To figure that out, you must first determine who your competitors are. That doesn’t necessarily mean firms within your Am Law tier. It means other firms representing the client you want. What do you bring to the table that is unique to your firm, defensible from your competition, and most crucially, important to your client?

To build your answer to this, you must start with what matters to the client. That’s the touchstone of what your client values. The options are nearly limitless. Understanding whether your client values improved cycle-time, institutional knowledge of their business, average judgement value, or your firm’s diversity or corporate citizenship will tell you what you need to show them so they can experience your firm’s value. That will inform what unique features of your firm you will want to highlight to clients and to the market.

3. Understand why you’re giving a discount and why the client is asking

Imagine for a moment that you bid on a piece of work, and in response the client calls and says they have a competing bid that’s $15,000 cheaper. How do you respond? For many firms, they’ll either match the lower price, or at the very least counter to try and meet somewhere in the middle.

But why? The gut-check answer is because you want to win the work. But why are you so quick to offer the discount?

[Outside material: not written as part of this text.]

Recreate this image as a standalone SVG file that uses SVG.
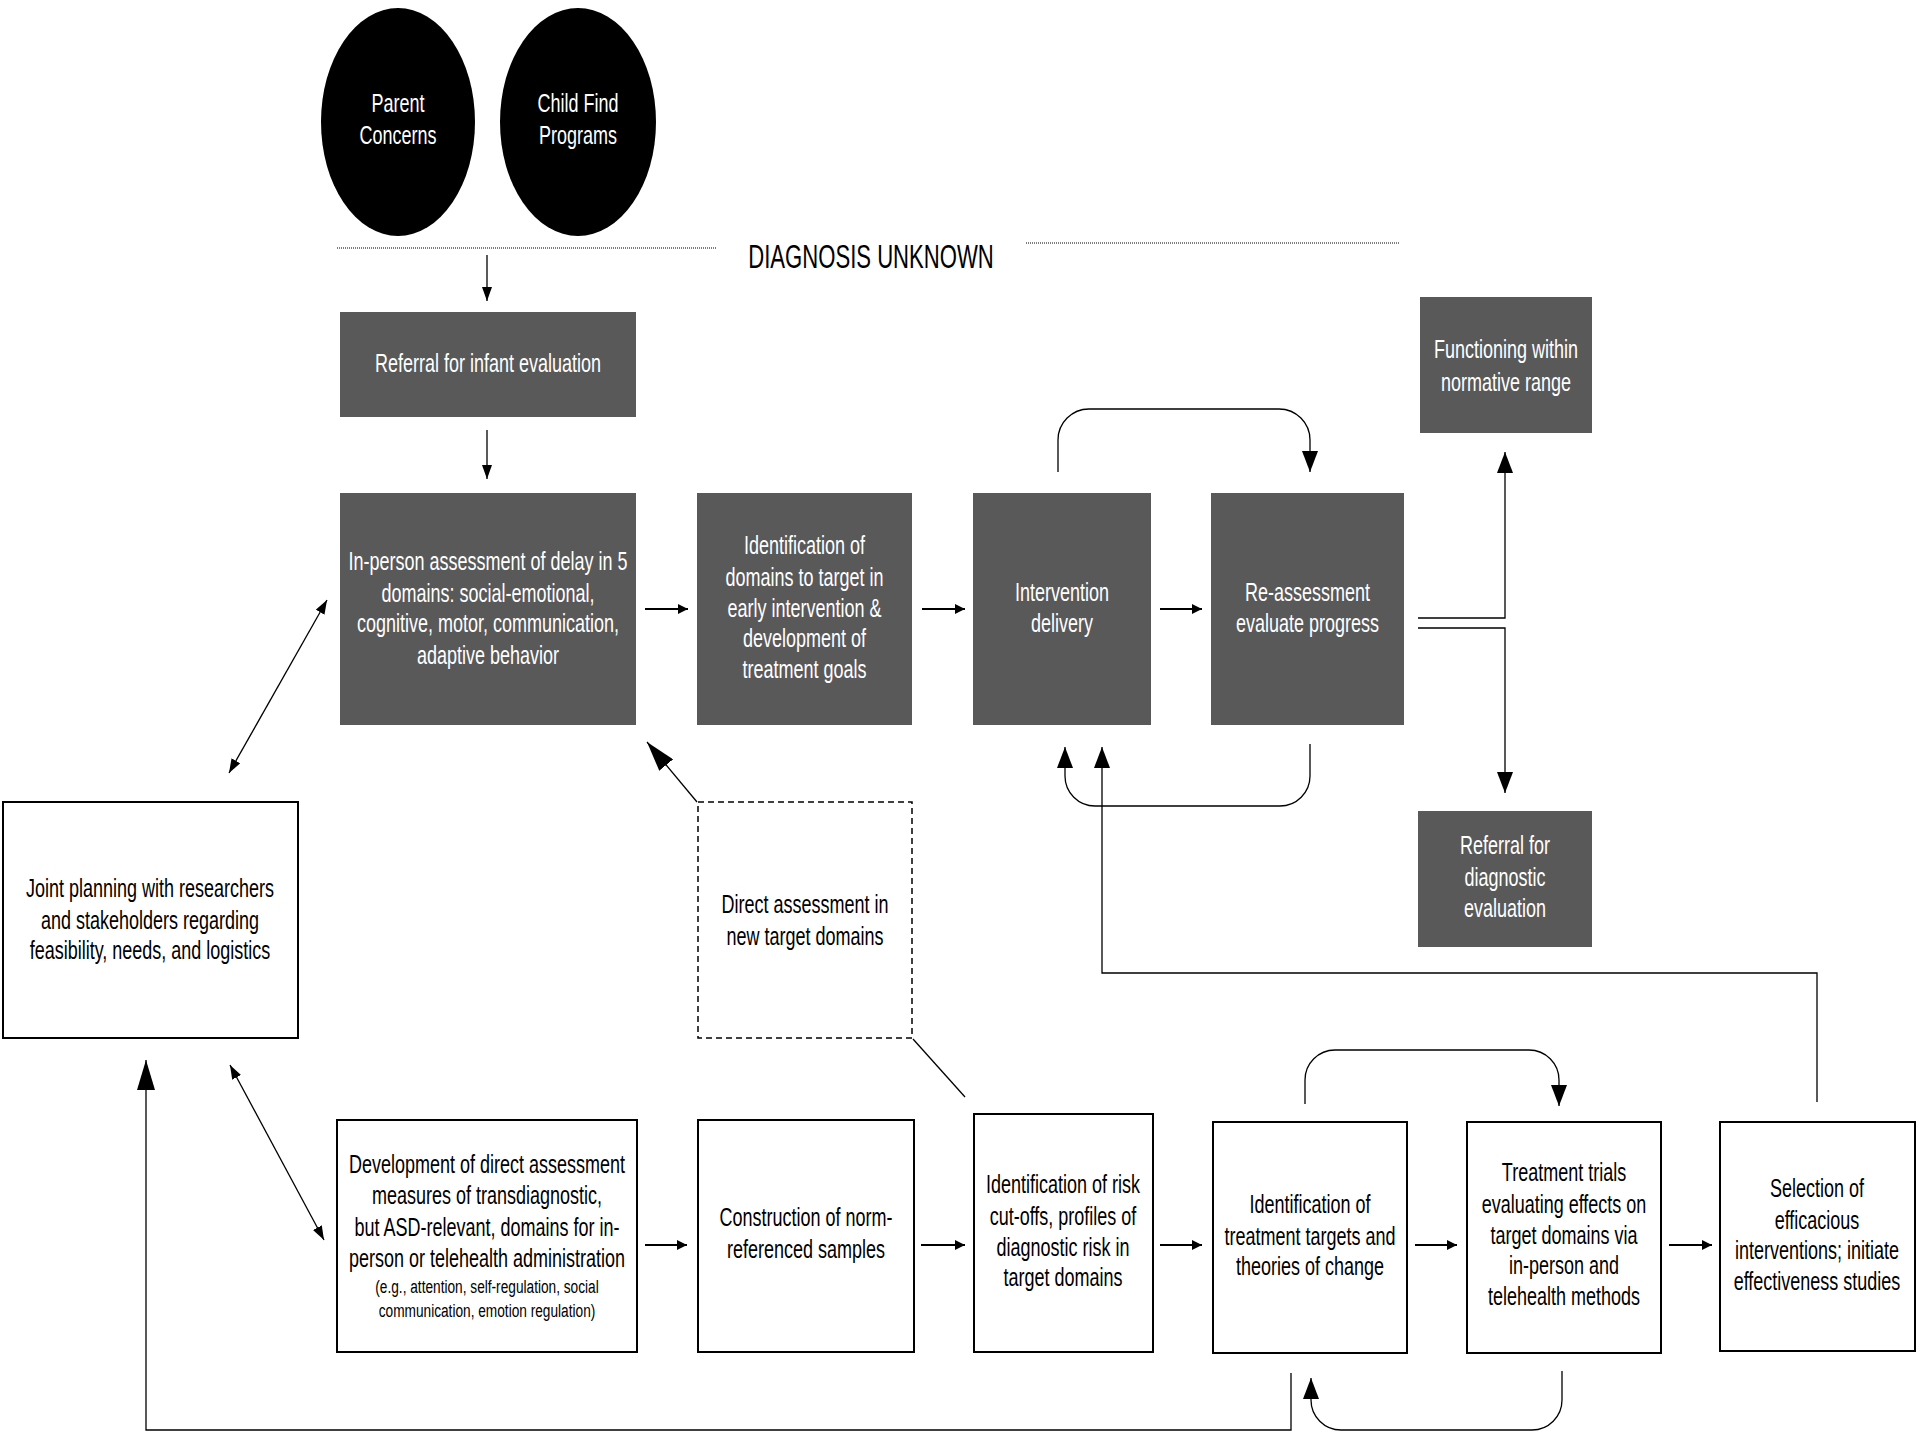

What was wrong with your original number? Maybe you didn’t really have a basis for the original proposal, it was just your best guess. Or maybe you knew you were higher than you needed to be, but you thought the client wouldn’t object. Neither option makes you look particularly good.

Doolan made a great point concerning this situation. If the client is calling you, the lower-priced competition is likely already out of the running. After all, if the lowest-cost vendor was really the first choice, why isn’t the client just calling them and signing on the dotted line?

Most of the time when we as consumers see a number that we know is too low for what we’re expecting to get, we instinctively know that what we’re getting is either too good to be true, or just plain no good.

That’s not to say you shouldn’t move on the price. But have a reason to move. Discuss the assumptions and plans that went into constructing the original bid, and discuss with the client what they’d like to change in order to corral the cost.

Think of a kitchen remodel — a good contractor will be willing to revisit the price with you. But keep in mind that it will likely involve discussing whether you really need the top-end appliances or imported Italian marble countertops, or if those are areas where some compromise could be made to save costs. Take the same approach with your client.